Wenn es gefährlich vor dem Tor der Spanier wurde, dann war meist Nadiem Amiri beteiligt, der Angreifer von der TSG Hoffenheim, der im Halbfinale gegen Rumänien zwei von vier Toren erzielt hatte. Nach 47 Minuten schoss er auf die kurze Ecke, Torhüter Antonio Sivera ließ den Ball nach vorne abprallen, Vallejo musste zur Ecke klären. Nach 63 Minuten versuchte er es wieder aus der Distanz, der Ball flog übers Tor, und Aufbruchsstimmung kam nicht so richtig auf.

Nach 88 Minuten schoss er aus der Distanz, der abgefälschte Ball flog über Sivera ins Tor.

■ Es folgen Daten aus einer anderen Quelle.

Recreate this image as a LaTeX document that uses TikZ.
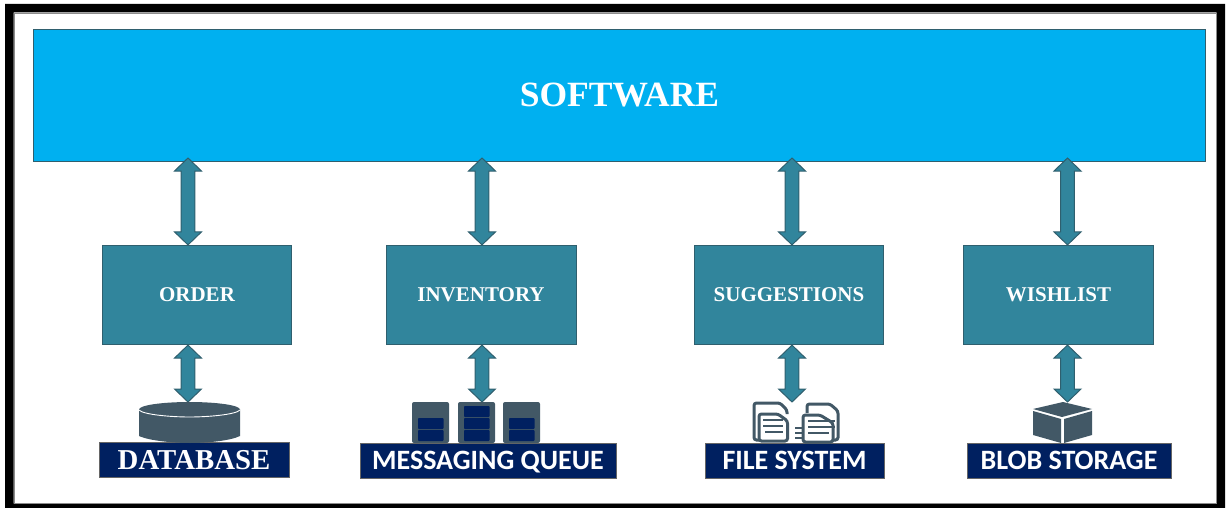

Aber da war es schon zu spät. Denn nach 69 Minuten hatte Olmo mit seinem Chip über Nübel das 2:0 erzielt.

Der Spieler des Turniers aus deutscher Sicht ist Luca Waldschmidt, sieben Tore hat er geschossen und war gleichzeitig eine Art Spielmacher, auch gegen Spanien. Doch diesmal fiel es ihm nicht ganz so leicht wie gegen Dänemark, Serbien oder Österreich, sich Raum für seine Aktionen zu verschaffen. Seine auffälligste Aktion am Sonntag war ein Schuss aus weniger als fünf Metern. Er schoss daneben. Dennoch: "Wir können mit breiter Brust aus dem Turnier gehen", betonte Kuntz. Die Mannschaft habe nie aufgegeben. "Da kann man als Trainer echt stolz sein."